Довольно о «ноте». Добавлю ещё одну только формулу, принадлежащую человеку, забыть которого мне ещё труднее, чем Зинаиду Гиппиус, –Борису Поплавскому. После одного из долгих ночных монпарнасских разговоров он, помолчав, сказал, будто подводя итог своим доводам :

– Знаете, что это такое? Это – поэзия от Пилата.

Остроумно в высшей степени: умываю руки, не могу сделать того, что хорошо, но не хочу и участвовать в том, что плохо. (Поплавскомий сказал именно «от», вероятно, вспомнив что «Евангелием от Пилата» незадолго до того Мережковский назвал книгу Ренана). В устах Поплавского это был упрек. Но ему было чуждо многое, что внушено было крушением нашего мира и образовавшейся после исчезновения пестрых, долго державшихся декораций пустотой. А «нота», конечно, была с этим связана: хотелось протереть глаза и спросить себя, что без привычных подпорок надо мне в жизни сделать и куда без костылей могу я дойти?

Конечно, это – эмигрантская тема, одна из тех тем, которые в эмигрантской литературе должны были бы оказаться, наконец, развиты, и по прямой линии это наследие русского символизма в том, что не было им досказано. Отцы, может быть, и отреклись бы от детей, но дети свою родословную знают, и в ней их не собьешь.

* * *

Все, что пишешь здесь, почти всё, о чем здесь думаешь, обращено туда: откуда мы уехали. Но попутно сводишь счёты и с самими собой, и может случиться, что в воображаемом, полуирреальном «там» не всё окажется понятно, – не логически, а внутренне понятно: даже те, кто к пониманию расположен, восстановят ли рисунок, о котором речь? Дочертят ли мысленно линии, оставшиеся неясными?

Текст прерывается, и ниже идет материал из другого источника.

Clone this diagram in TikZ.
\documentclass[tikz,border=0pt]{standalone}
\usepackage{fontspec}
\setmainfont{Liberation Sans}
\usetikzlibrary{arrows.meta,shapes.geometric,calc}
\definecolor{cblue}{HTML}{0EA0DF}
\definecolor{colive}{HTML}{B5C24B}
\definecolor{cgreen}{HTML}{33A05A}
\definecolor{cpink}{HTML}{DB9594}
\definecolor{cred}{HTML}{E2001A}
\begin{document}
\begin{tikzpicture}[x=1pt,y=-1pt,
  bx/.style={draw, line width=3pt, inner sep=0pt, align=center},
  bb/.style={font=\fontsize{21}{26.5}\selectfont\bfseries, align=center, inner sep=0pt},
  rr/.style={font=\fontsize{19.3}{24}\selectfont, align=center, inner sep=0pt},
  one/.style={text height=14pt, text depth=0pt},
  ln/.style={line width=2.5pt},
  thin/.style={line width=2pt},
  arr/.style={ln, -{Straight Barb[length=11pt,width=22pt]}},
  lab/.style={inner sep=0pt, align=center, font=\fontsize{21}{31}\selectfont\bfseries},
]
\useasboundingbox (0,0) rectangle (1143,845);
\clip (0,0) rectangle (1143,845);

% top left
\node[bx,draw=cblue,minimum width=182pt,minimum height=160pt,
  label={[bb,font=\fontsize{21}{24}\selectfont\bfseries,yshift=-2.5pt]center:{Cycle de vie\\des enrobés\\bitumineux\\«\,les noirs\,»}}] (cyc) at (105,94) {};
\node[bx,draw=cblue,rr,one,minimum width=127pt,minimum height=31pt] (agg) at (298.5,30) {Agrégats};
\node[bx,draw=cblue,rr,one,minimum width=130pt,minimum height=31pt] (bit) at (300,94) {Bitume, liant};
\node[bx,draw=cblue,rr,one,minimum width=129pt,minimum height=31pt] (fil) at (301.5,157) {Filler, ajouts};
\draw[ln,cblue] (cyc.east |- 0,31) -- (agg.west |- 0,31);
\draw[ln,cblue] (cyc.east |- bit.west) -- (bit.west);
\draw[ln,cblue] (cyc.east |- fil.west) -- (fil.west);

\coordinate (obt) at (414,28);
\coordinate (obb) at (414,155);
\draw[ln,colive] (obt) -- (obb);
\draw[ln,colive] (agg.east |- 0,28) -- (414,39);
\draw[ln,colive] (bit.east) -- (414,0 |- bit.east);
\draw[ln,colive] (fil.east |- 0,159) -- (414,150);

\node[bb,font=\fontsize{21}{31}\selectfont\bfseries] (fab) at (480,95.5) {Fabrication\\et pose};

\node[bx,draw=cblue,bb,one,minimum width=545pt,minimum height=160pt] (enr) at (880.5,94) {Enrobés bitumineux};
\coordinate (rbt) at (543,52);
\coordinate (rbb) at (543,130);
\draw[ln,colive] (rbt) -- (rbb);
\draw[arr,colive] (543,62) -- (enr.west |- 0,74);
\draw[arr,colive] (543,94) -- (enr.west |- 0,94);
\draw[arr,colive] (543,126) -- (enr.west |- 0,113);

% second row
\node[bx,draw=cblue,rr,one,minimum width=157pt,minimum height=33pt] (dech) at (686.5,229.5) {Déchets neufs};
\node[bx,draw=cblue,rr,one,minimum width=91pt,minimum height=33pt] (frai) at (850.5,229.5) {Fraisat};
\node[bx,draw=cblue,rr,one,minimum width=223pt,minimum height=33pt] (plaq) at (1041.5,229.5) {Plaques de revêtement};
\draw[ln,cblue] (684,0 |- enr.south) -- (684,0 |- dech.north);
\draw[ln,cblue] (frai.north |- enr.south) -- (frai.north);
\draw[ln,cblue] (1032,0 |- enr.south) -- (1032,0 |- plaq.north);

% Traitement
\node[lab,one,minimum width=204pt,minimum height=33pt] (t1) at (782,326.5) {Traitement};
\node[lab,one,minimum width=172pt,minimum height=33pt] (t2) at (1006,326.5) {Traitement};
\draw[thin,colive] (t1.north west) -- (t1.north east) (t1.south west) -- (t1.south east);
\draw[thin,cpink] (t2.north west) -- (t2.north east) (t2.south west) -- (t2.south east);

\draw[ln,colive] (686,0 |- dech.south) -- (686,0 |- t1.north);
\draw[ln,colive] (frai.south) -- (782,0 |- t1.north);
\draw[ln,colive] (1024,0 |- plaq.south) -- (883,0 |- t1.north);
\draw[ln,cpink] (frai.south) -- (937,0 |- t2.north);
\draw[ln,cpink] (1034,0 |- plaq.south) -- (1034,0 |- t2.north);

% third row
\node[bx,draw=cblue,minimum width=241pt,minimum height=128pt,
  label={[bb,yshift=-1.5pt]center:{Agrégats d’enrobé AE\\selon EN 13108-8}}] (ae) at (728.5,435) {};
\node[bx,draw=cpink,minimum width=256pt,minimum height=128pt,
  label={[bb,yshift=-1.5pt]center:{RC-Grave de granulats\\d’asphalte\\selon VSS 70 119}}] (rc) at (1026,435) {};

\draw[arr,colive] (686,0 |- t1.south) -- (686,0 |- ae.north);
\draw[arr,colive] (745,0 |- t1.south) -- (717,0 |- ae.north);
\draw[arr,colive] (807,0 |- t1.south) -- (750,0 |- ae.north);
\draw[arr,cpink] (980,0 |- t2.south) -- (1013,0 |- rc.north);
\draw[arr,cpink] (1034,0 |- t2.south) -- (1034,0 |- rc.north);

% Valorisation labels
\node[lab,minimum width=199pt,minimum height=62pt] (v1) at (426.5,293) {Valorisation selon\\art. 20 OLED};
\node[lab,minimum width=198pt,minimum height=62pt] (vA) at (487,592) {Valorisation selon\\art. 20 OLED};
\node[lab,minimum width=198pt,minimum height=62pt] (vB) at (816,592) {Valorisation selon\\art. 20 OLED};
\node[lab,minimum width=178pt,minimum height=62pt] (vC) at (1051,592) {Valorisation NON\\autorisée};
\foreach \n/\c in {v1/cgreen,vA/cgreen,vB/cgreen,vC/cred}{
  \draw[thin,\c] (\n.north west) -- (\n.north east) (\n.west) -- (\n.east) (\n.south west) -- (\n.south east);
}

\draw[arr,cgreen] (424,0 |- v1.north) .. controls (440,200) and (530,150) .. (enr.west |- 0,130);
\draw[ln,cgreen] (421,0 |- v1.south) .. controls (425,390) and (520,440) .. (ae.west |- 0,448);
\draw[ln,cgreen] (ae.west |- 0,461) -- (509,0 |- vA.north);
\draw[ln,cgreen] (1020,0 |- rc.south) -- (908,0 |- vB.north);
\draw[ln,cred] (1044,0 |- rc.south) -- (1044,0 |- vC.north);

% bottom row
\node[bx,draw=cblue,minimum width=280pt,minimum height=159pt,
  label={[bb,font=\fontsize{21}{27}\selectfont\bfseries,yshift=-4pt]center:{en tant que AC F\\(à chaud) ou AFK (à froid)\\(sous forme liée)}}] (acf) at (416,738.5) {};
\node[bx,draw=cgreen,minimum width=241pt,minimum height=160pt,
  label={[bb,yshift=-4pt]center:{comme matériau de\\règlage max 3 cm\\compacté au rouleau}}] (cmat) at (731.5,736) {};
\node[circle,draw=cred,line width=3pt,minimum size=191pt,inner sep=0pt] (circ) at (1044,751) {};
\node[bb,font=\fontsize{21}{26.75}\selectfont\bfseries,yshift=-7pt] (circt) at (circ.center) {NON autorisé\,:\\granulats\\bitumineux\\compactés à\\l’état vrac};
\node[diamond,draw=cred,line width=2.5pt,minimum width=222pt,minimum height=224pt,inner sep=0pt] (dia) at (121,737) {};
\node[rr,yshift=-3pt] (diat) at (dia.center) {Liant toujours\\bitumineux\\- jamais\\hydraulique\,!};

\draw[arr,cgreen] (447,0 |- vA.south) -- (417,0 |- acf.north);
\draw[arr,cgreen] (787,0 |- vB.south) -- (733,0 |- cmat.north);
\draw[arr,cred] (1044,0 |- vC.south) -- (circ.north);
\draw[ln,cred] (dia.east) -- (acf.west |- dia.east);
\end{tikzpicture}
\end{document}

«Le vent se leve, il faut tenter de vivre», «Поднимается ветер, попробуем жить», вспоминается мне строчка поэта в качестве необходимого комментария к сказанному, отчасти и к словам Поплавского. Вспоминаются и другие строчки:

Прошлое страстно глядится в грядущее,

Нет настоящего…

Значит, «продолжение следует». Должно бы последовать, если только не развеется в пустоте: предпочитаю, однако, наклонение сослагательное.